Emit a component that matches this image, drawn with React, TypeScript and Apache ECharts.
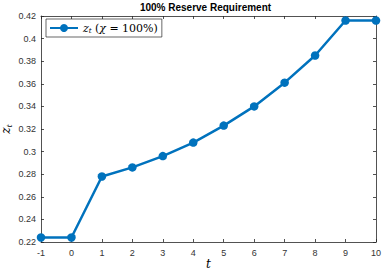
import React, { useEffect, useRef } from "react";
import * as echarts from "echarts";

const tValues = [-1, 0, 1, 2, 3, 4, 5, 6, 7, 8, 9, 10];
const zValues = [0.224, 0.224, 0.278, 0.286, 0.296, 0.308, 0.323, 0.340, 0.361, 0.385, 0.416, 0.416];
const titleText = "100% Reserve Requirement";

export default function App() {
  const ref = useRef<HTMLDivElement>(null);
  useEffect(() => {
    if (!ref.current) return;
    const chart = echarts.init(ref.current, undefined, { renderer: "svg" });
    const axisColor = "#262626";
    const labelStyle = { color: "#333", fontSize: 9, fontFamily: "Liberation Sans, Arial, sans-serif" };
    const fmt = (v: number) => parseFloat(v.toFixed(2)).toString();
    const serif = "DejaVu Serif, serif";
    chart.setOption({
      animation: false,
      backgroundColor: "#fff",
      graphic: [
        {
          type: "text",
          x: 205.5,
          y: 7,
          style: {
            text: titleText,
            align: "center",
            verticalAlign: "middle",
            fontSize: 10,
            fontWeight: "bold",
            fill: "#000",
            fontFamily: "Liberation Sans, Arial, sans-serif",
          },
        },
      ],
      grid: { left: 41, right: 6, top: 16, bottom: 31, containLabel: false, outerBoundsMode: "none" },
      legend: {
        left: 46,
        top: 19,
        orient: "vertical",
        backgroundColor: "#fff",
        borderColor: axisColor,
        borderWidth: 0.7,
        borderRadius: 0,
        padding: [3, 4, 3, 3],
        itemWidth: 28,
        itemHeight: 10,
        itemGap: 0,
        formatter: () => "{i|z}{s|t} {n|(}{i|χ}{n| = 100%)}",
        textStyle: {
          rich: {
            i: { fontFamily: serif, fontStyle: "italic", fontSize: 11, color: "#000" },
            s: { fontFamily: serif, fontStyle: "italic", fontSize: 7, color: "#000", verticalAlign: "bottom", padding: [5, 0, 0, 0] },
            n: { fontFamily: serif, fontSize: 11, color: "#000" },
          },
        },
      },
      xAxis: [
        {
          type: "value",
          min: -1,
          max: 10,
          interval: 1,
          name: "t",
          nameLocation: "middle",
          nameGap: 16,
          nameMoveOverlap: false,
          nameTextStyle: { fontFamily: serif, fontStyle: "italic", fontSize: 12, color: "#000" },
          axisLine: { onZero: false, lineStyle: { color: axisColor, width: 0.8 } },
          axisTick: { inside: true, length: 3, lineStyle: { color: axisColor, width: 0.8 } },
          axisLabel: { ...labelStyle, margin: 6 },
          splitLine: { show: false },
        },
        {
          type: "value",
          position: "top",
          min: -1,
          max: 10,
          interval: 1,
          axisLine: { onZero: false, lineStyle: { color: axisColor, width: 0.8 } },
          axisTick: { inside: true, length: 3, lineStyle: { color: axisColor, width: 0.8 } },
          axisLabel: { show: false },
          splitLine: { show: false },
        },
      ],
      yAxis: [
        {
          type: "value",
          min: 0.22,
          max: 0.42,
          interval: 0.02,
          name: "{i|z}{s|t}",
          nameLocation: "middle",
          nameGap: 28,
          nameMoveOverlap: false,
          nameRotate: 90,
          nameTextStyle: {
            rich: {
              i: { fontFamily: serif, fontStyle: "italic", fontSize: 12, color: "#000" },
              s: { fontFamily: serif, fontStyle: "italic", fontSize: 8, color: "#000", verticalAlign: "bottom", padding: [6, 0, 0, 0] },
            },
          },
          axisLine: { show: true, onZero: false, lineStyle: { color: axisColor, width: 0.8 } },
          axisTick: { show: true, inside: true, length: 3, lineStyle: { color: axisColor, width: 0.8 } },
          axisLabel: { ...labelStyle, margin: 5, formatter: fmt },
          splitLine: { show: false },
        },
        {
          type: "value",
          position: "right",
          min: 0.22,
          max: 0.42,
          interval: 0.02,
          axisLine: { show: true, onZero: false, lineStyle: { color: axisColor, width: 0.8 } },
          axisTick: { show: true, inside: true, length: 3, lineStyle: { color: axisColor, width: 0.8 } },
          axisLabel: { show: false },
          splitLine: { show: false },
        },
      ],
      series: [
        {
          name: "z",
          type: "line",
          xAxisIndex: 0,
          yAxisIndex: 0,
          data: tValues.map((t, i) => [t, zValues[i]]),
          symbol: "circle",
          symbolSize: 8.5,
          itemStyle: { color: "#0072BD" },
          lineStyle: { color: "#0072BD", width: 2.5 },
        },
      ],
    });
    return () => chart.dispose();
  }, []);
  return <div ref={ref} style={{ width: 382, height: 273, position: "absolute", left: 0, top: 0 }} />;
}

Written request - Begin at the first line of the data above and repeat each line exactly, stopping after the line containing "import * as". Omit the pictures.

Final result -
Emit a component that matches this image, drawn with React, TypeScript and Apache ECharts.
import React, { useEffect, useRef } from "react";
import * as echarts from "echarts";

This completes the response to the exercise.